THE VICE PRESIDENT: Let me be unequivocally clear: The people who have been forced out have a right to return home. And there should be no forced displacement, no forced migration, and that is it.
Q Madam Vice President, the White House has said it will veto any bill that doesn’t include both Israel and Ukraine. House Speaker Mike John- — Mike Johnson has said that he wants to do Israel first alone and then move on to Ukraine and the U.S. border. What is the path forward there? And is there room for the White House to negotiate on U.S. border immigration issues in that package?
THE VICE PRESIDENT: Well, first of all, we’re not negotiating that. And we’ve been very clear that we must stand by the role of the United States as it relates to our global responsibility to uphold and defend international rules and norms and what is right.
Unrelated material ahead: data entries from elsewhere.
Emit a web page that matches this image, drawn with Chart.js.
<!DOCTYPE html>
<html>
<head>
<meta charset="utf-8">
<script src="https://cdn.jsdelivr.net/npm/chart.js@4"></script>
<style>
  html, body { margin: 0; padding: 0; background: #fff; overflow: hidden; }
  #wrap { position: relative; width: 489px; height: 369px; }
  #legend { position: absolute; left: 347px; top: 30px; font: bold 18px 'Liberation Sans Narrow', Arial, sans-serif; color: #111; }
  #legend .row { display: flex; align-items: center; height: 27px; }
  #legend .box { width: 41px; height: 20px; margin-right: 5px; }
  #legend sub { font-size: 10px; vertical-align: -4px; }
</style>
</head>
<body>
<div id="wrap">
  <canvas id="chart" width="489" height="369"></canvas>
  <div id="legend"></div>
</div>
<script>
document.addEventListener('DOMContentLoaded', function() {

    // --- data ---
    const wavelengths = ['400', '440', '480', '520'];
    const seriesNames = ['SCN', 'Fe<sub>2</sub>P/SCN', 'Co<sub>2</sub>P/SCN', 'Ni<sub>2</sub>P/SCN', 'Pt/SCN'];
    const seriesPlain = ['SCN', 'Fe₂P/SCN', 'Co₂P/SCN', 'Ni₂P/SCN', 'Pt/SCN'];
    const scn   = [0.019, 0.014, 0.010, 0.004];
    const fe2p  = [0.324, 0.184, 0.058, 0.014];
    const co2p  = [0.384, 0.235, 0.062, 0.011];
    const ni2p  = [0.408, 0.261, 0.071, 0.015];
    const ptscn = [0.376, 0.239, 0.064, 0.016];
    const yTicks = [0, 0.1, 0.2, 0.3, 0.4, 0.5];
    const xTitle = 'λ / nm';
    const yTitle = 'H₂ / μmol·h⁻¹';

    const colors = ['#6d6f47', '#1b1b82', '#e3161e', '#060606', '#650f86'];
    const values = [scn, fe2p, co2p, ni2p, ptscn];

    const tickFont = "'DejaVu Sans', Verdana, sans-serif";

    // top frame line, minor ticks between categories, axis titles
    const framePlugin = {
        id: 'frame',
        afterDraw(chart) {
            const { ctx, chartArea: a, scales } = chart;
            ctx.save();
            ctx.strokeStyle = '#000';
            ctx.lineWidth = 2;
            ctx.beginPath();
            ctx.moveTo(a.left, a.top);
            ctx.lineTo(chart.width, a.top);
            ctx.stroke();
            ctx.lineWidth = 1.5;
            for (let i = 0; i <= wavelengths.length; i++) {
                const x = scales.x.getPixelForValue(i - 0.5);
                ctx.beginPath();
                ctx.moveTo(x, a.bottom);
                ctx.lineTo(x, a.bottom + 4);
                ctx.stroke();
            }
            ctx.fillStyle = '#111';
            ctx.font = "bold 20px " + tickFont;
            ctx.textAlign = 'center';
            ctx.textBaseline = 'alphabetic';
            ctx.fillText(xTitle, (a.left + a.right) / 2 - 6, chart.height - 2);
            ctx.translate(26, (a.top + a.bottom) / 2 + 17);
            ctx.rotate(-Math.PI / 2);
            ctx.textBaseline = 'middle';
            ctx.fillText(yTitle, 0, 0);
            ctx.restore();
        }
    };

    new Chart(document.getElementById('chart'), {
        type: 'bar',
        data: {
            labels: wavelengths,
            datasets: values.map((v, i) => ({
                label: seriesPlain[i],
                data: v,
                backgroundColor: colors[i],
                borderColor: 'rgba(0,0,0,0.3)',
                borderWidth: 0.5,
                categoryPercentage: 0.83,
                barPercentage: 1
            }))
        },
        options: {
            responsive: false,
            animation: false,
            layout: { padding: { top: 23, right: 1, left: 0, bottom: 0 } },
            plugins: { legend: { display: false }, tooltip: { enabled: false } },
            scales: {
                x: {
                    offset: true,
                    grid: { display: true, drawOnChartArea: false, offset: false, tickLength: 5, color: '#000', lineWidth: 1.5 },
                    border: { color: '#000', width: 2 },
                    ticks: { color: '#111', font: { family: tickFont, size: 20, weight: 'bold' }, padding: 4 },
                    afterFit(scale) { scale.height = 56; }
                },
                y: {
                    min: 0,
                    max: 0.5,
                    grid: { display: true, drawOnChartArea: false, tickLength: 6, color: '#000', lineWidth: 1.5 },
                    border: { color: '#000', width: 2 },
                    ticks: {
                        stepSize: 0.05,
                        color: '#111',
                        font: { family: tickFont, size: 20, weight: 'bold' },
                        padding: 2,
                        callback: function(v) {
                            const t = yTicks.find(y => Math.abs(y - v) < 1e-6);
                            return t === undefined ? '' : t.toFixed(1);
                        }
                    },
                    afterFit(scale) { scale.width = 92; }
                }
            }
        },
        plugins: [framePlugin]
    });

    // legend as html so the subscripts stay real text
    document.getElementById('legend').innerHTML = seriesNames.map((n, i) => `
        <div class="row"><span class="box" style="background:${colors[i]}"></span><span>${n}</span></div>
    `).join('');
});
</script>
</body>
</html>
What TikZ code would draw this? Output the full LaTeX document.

And so, our — our proposal is that there be aid given to both places — to Israel and to Ukraine. And we are standing by that, as you have said. The President has been very clear. If any bifurcation of that should occur, he will veto the bill that you have referred to.
But let’s also be clear that these folks who want to be considered as leaders in the midst of global crises of a proportion we have not seen in a very long time are playing political games with people. Not to mention the fact — put — put a — you know, put aside the fact that what is being proposed would actually significantly increase the deficit.
But putting that even aside, this is not a time in the midst of these crises for the United States to have any form of leadership play political games with what should be our role of leadership on these issues.
Q Does the White House risk any blowback if the Congress — House and Senate — is able to agree — agree on a bill and then it — then it is vetoed and, you know, this is in (inaudible) for some period of time.
THE VICE PRESIDENT: We’re going to do the right thing, period.